While condemning violence, they noted the ‘massive asymmetry in the capacity for violence’.
“We condemn all those who direct their violence against civilians. Nonetheless, we cannot but note the massive asymmetry in the capacity for violence that makes the Israeli state responsible for the much greater violence and devastation that the Palestinians are being subjected to.”
“We maintain our unequivocal commitment to a future in which Jews and non-Jews have found ways of existing together in a society where the rights, the sense of security and the dignity of all is respected. We stand in solidarity with all those working for such a future.”
They voiced concern and slammed using the term ‘conflict’ to refer to the situation in Palestine as misleading, not that it is a state of Israeli settler-colonialism.
“We are also concerned at the simplistic, ahistorical representation of these issues by many journalists, intellectuals, and political leaders, as a traditional “conflict” between two opposing parties or polities (implying the need to condemn either one or both “sides”), rather than an entrenched, ongoing system of settler-colonialism prosecuted or endorsed by numerous states, which produces intractable forms of economic, social, and political inequality that culminate in violence of many kinds, the most immediate victims of which are typically civilians, Arabs and Jews alike.”
They also denounced attempts to equate support for Palestinian redress with anti-Semitism as ‘deeply flawed’ and intended to ‘obscure the reality’.
“This completely unjust situation is perpetuated by the repeated equation of support for Palestinian redress with `anti-semitism’. That equation is deeply flawed and deliberately obscures the reality of European colonial occupation and domination of Palestinian lands and people. The issue is one of justice for a dispossessed, brutalised and immiserated Indigenous population.”
“We call on the settler state of Israel to immediately end its violent occupation of Palestinian lands and to dismantle the apartheid legislative regime which it has implemented in order to secure its hegemony,” they said.
They deplored the incursion of Israeli police into al-Aqsa mosque as well as Israel’s current military attack on Gaza in the form of remote warfare as criminal as they expressed their fear that “the aim is the total erasure of Palestinians from the occupied territories.”
They call for “an end to U.S. military funding to Israel and Australian collusion in that murderous trade” as well as for “further open debate of the attacks in the United Nations Security Council blocked twice by the U.S. government.”
They also condemned “Australia’s and the UK’s support of Israel’s illegal government policies of apartheid and territorial expansion.”
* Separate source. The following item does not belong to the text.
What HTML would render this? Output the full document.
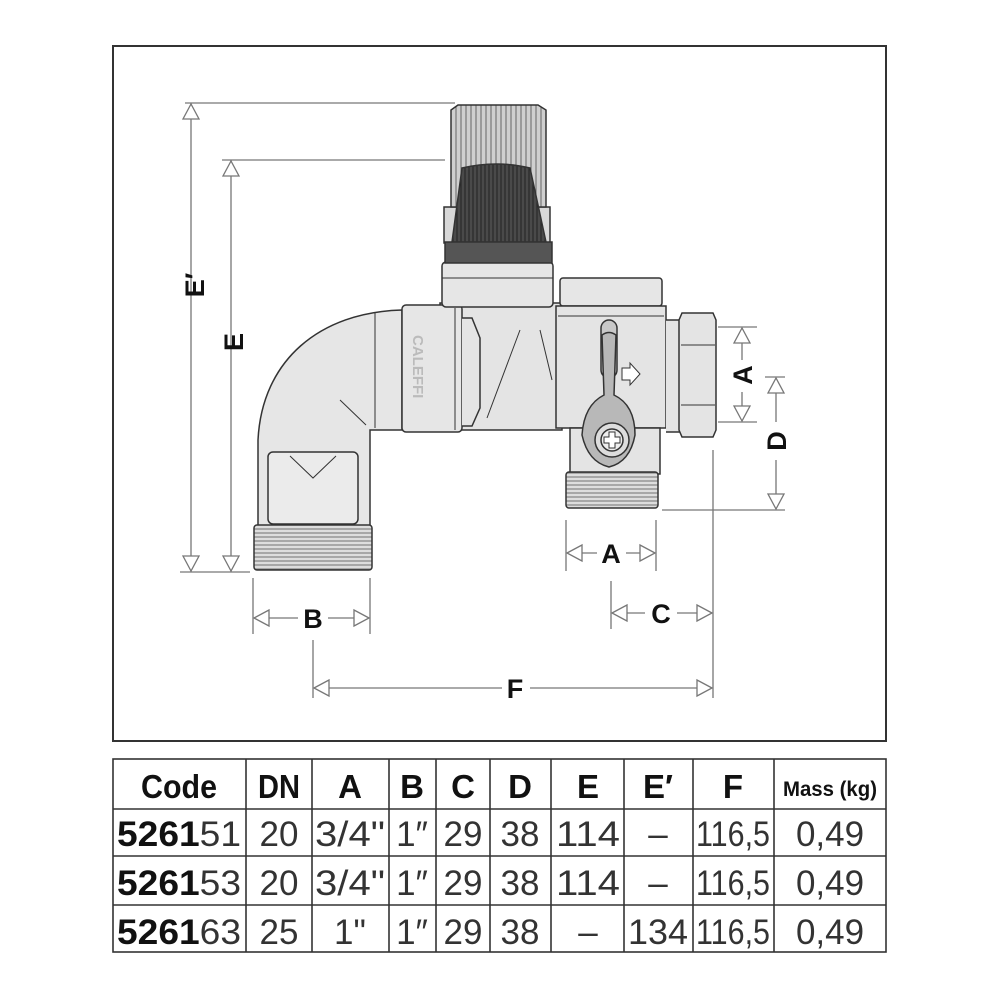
<!DOCTYPE html>
<html><head><meta charset="utf-8"><style>
html,body{margin:0;padding:0;background:#fff;width:1000px;height:1000px;overflow:hidden}
svg{display:block}
text{font-family:"Liberation Sans",sans-serif}
</style></head><body>
<svg width="1000" height="1000" viewBox="0 0 1000 1000">
<defs>
<pattern id="rib" width="5" height="10" patternUnits="userSpaceOnUse"><rect width="5" height="10" fill="#cfcfcf"/><line x1="1" y1="0" x2="1" y2="10" stroke="#666" stroke-width="1"/></pattern>
<pattern id="ribd" width="4" height="10" patternUnits="userSpaceOnUse"><rect width="4" height="10" fill="#4a4a4a"/><line x1="1" y1="0" x2="1" y2="10" stroke="#222" stroke-width="1"/></pattern>
<pattern id="thr" width="10" height="4" patternUnits="userSpaceOnUse"><rect width="10" height="4" fill="#ddd"/><line x1="0" y1="1" x2="10" y2="1" stroke="#555" stroke-width="0.8"/></pattern>
</defs>
<rect x="113" y="46" width="773" height="695" fill="none" stroke="#333" stroke-width="2"/>

<g stroke="#777" stroke-width="1.3" fill="#fff">
<line x1="185" y1="103" x2="455" y2="103"/>
<line x1="191" y1="103" x2="191" y2="572"/>
<path d="M191 104 l-8 15 h16z"/><path d="M191 571 l-8 -15 h16z"/>
<line x1="222" y1="160" x2="445" y2="160"/>
<line x1="231" y1="160" x2="231" y2="572"/>
<path d="M231 161 l-8 15 h16z"/><path d="M231 571 l-8 -15 h16z"/>
<line x1="180" y1="572" x2="250" y2="572"/>
<line x1="253" y1="578" x2="253" y2="634"/><line x1="370" y1="578" x2="370" y2="634"/>
<line x1="254" y1="618" x2="298" y2="618"/><line x1="328" y1="618" x2="369" y2="618"/>
<path d="M254 618 l15 -8 v16z"/><path d="M369 618 l-15 -8 v16z"/>
<line x1="313" y1="640" x2="313" y2="698"/><line x1="713" y1="450" x2="713" y2="698"/>
<line x1="314" y1="688" x2="502" y2="688"/><line x1="530" y1="688" x2="712" y2="688"/>
<path d="M314 688 l15 -8 v16z"/><path d="M712 688 l-15 -8 v16z"/>
<line x1="611" y1="581" x2="611" y2="629"/>
<line x1="612" y1="613" x2="645" y2="613"/><line x1="677" y1="613" x2="712" y2="613"/>
<path d="M612 613 l15 -8 v16z"/><path d="M712 613 l-15 -8 v16z"/>
<line x1="566" y1="520" x2="566" y2="571"/><line x1="656" y1="520" x2="656" y2="571"/>
<line x1="567" y1="553" x2="597" y2="553"/><line x1="626" y1="553" x2="655" y2="553"/>
<path d="M567 553 l15 -8 v16z"/><path d="M655 553 l-15 -8 v16z"/>
<line x1="718" y1="327" x2="757" y2="327"/><line x1="718" y1="422" x2="757" y2="422"/>
<line x1="742" y1="328" x2="742" y2="360"/><line x1="742" y1="392" x2="742" y2="421"/>
<path d="M742 328 l-8 15 h16z"/><path d="M742 421 l-8 -15 h16z"/>
<line x1="765" y1="377" x2="785" y2="377"/><line x1="662" y1="510" x2="785" y2="510"/>
<line x1="776" y1="378" x2="776" y2="422"/><line x1="776" y1="460" x2="776" y2="509"/>
<path d="M776 378 l-8 15 h16z"/><path d="M776 509 l-8 -15 h16z"/>
</g>
<g font-weight="bold" font-size="27" fill="#111" text-anchor="middle">
<text x="313" y="628">B</text>
<text x="515" y="698">F</text>
<text x="661" y="623">C</text>
<text x="611" y="563">A</text>
<text transform="translate(204,285) rotate(-90)">E′</text>
<text transform="translate(243,342) rotate(-90)">E</text>
<text transform="translate(752,375) rotate(-90)">A</text>
<text transform="translate(786,441) rotate(-90)">D</text>
</g>

<g stroke="#333" stroke-width="1.5">
<path d="M402 310 C320 312 262 360 258 440 L258 530 L370 530 L370 430 L402 430 Z" fill="#e6e6e6"/>
<line x1="375" y1="312" x2="375" y2="428" stroke-width="1"/>
<line x1="340" y1="400" x2="366" y2="425" stroke-width="1"/>
<rect x="268" y="452" width="90" height="72" rx="5" fill="#ebebeb"/>
<path d="M290 456 L313 478 L336 456" fill="none" stroke-width="1"/>
<rect x="254" y="525" width="118" height="45" rx="3" fill="url(#thr)"/>
<path d="M440 303 H562 V430 H440 Z" fill="#e4e4e4"/>
<path d="M520 330 L487 418 M540 330 L552 380" fill="none" stroke-width="1"/>
<rect x="402" y="305" width="60" height="127" rx="4" fill="#e6e6e6"/>
<line x1="455" y1="308" x2="455" y2="430" stroke-width="1"/>
<path d="M462 318 h10 l8 20 v70 l-8 18 h-10" fill="#e4e4e4"/>
<text transform="translate(413,335) rotate(90)" font-size="15" font-weight="bold" fill="#bbb" stroke="none" font-family="Liberation Sans">CALEFFI</text>
<rect x="442" y="262" width="111" height="45" rx="4" fill="#e6e6e6"/>
<line x1="442" y1="278" x2="553" y2="278" stroke-width="1"/>
<rect x="444" y="207" width="106" height="36" fill="#d8d8d8"/>
<path d="M451 207 V110 L458 105 H538 L546 110 V207 Z" fill="url(#rib)"/>
<path d="M462 168 Q497 160 530 168 L546 242 H452 Z" fill="url(#ribd)"/>
<rect x="445" y="242" width="107" height="21" fill="#555"/>
<rect x="560" y="278" width="102" height="28" rx="3" fill="#e6e6e6"/>
<path d="M556 306 H666 V428 H556 Z" fill="#e4e4e4"/>
<line x1="558" y1="316" x2="664" y2="316" stroke-width="1"/>
<path d="M666 320 H680 V432 H666" fill="#e4e4e4"/>
<path d="M682 313 H713 L716 320 V430 L713 437 H682 L679 430 V320 Z" fill="#e4e4e4"/>
<line x1="681" y1="345" x2="715" y2="345" stroke-width="1"/><line x1="681" y1="405" x2="715" y2="405" stroke-width="1"/>
<rect x="570" y="428" width="90" height="46" fill="#e4e4e4"/>
<rect x="566" y="472" width="92" height="36" rx="3" fill="url(#thr)"/>
<rect x="601" y="320" width="16" height="58" rx="8" fill="#c8c8c8"/>
<path d="M602 335 Q609 330 616 335 L614 395 Q635 405 635 435 Q630 462 609 467 Q588 462 582 435 Q584 405 604 395 Z" fill="#b8b8b8"/>
<circle cx="612" cy="440" r="17" fill="#ddd"/>
<circle cx="612" cy="440" r="11" fill="#eee"/>
<path d="M609 432 h6 v5 h5 v6 h-5 v5 h-6 v-5 h-5 v-6 h5 z" fill="#fff" stroke-width="1"/>
<path d="M622 368 h8 v-5 l10 11 -10 11 v-5 h-8 z" fill="#fff" stroke-width="1"/>
</g>

<g stroke="#333" stroke-width="1.6" fill="none">
<rect x="113" y="759" width="773" height="193"/>
<line x1="113" y1="809" x2="886" y2="809"/>
<line x1="113" y1="856" x2="886" y2="856"/>
<line x1="113" y1="905" x2="886" y2="905"/>
<line x1="246" y1="759" x2="246" y2="952"/>
<line x1="312" y1="759" x2="312" y2="952"/>
<line x1="389" y1="759" x2="389" y2="952"/>
<line x1="436" y1="759" x2="436" y2="952"/>
<line x1="490" y1="759" x2="490" y2="952"/>
<line x1="551" y1="759" x2="551" y2="952"/>
<line x1="624" y1="759" x2="624" y2="952"/>
<line x1="693" y1="759" x2="693" y2="952"/>
<line x1="774" y1="759" x2="774" y2="952"/>
</g>
<g font-weight="bold" font-size="33" fill="#111" text-anchor="middle">
<text x="179" y="798" textLength="76" lengthAdjust="spacingAndGlyphs">Code</text><text x="279" y="798" textLength="42" lengthAdjust="spacingAndGlyphs">DN</text><text x="350" y="798">A</text>
<text x="412" y="798">B</text><text x="463" y="798">C</text><text x="520" y="798">D</text>
<text x="588" y="798">E</text><text x="658" y="798">E′</text><text x="733" y="798">F</text>
<text x="830" y="796" font-size="21" textLength="94" lengthAdjust="spacingAndGlyphs">Mass (kg)</text>
</g>
<g font-size="35" fill="#333" text-anchor="middle">
<text x="179" y="846" textLength="124" lengthAdjust="spacingAndGlyphs"><tspan font-weight="bold" fill="#111">5261</tspan>51</text>
<text x="179" y="895" textLength="124" lengthAdjust="spacingAndGlyphs"><tspan font-weight="bold" fill="#111">5261</tspan>53</text>
<text x="179" y="944" textLength="124" lengthAdjust="spacingAndGlyphs"><tspan font-weight="bold" fill="#111">5261</tspan>63</text>
<text x="279" y="846">20</text><text x="279" y="895">20</text><text x="279" y="944">25</text>
<text x="350" y="846" textLength="70" lengthAdjust="spacingAndGlyphs">3/4"</text><text x="350" y="895" textLength="70" lengthAdjust="spacingAndGlyphs">3/4"</text><text x="350" y="944">1"</text>
<text x="412" y="846">1″</text><text x="412" y="895">1″</text><text x="412" y="944">1″</text>
<text x="463" y="846">29</text><text x="463" y="895">29</text><text x="463" y="944">29</text>
<text x="520" y="846">38</text><text x="520" y="895">38</text><text x="520" y="944">38</text>
<text x="588" y="846" textLength="64" lengthAdjust="spacingAndGlyphs">114</text><text x="588" y="895" textLength="64" lengthAdjust="spacingAndGlyphs">114</text><text x="588" y="944">–</text>
<text x="658" y="846">–</text><text x="658" y="895">–</text><text x="658" y="944" textLength="60" lengthAdjust="spacingAndGlyphs">134</text>
<text x="733" y="846" textLength="74" lengthAdjust="spacingAndGlyphs">116,5</text><text x="733" y="895" textLength="74" lengthAdjust="spacingAndGlyphs">116,5</text><text x="733" y="944" textLength="74" lengthAdjust="spacingAndGlyphs">116,5</text>
<text x="830" y="846">0,49</text><text x="830" y="895">0,49</text><text x="830" y="944">0,49</text>
</g>
</svg>
</body></html>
Among the signatories of the statement are Tony Redmond, an honorary senior fellow at the University of Queensland’s School of Social Science, Julie Finlayson, a research fellow at the Australian National University’s Centre for Native Title Anthropology, David Boarder Giles, a lecturer in anthropology at Deakin University, Ghassan Joseph Hage, a professor of anthropology and social theory at the University of Melbourne, David F. Martin of the Anthropos Consulting, Neil Maclean, an honorary associate at the University of Sydney’s Department of Anthropology, School of Social and Political Sciences, Francesca Merlan, a professor of anthropology at Australian National University, Alan Rumsey, an emeritus professor of anthropology at the Australian National University, besides to Gretchen Stolte, a fellow of the Australian Anthropological Society.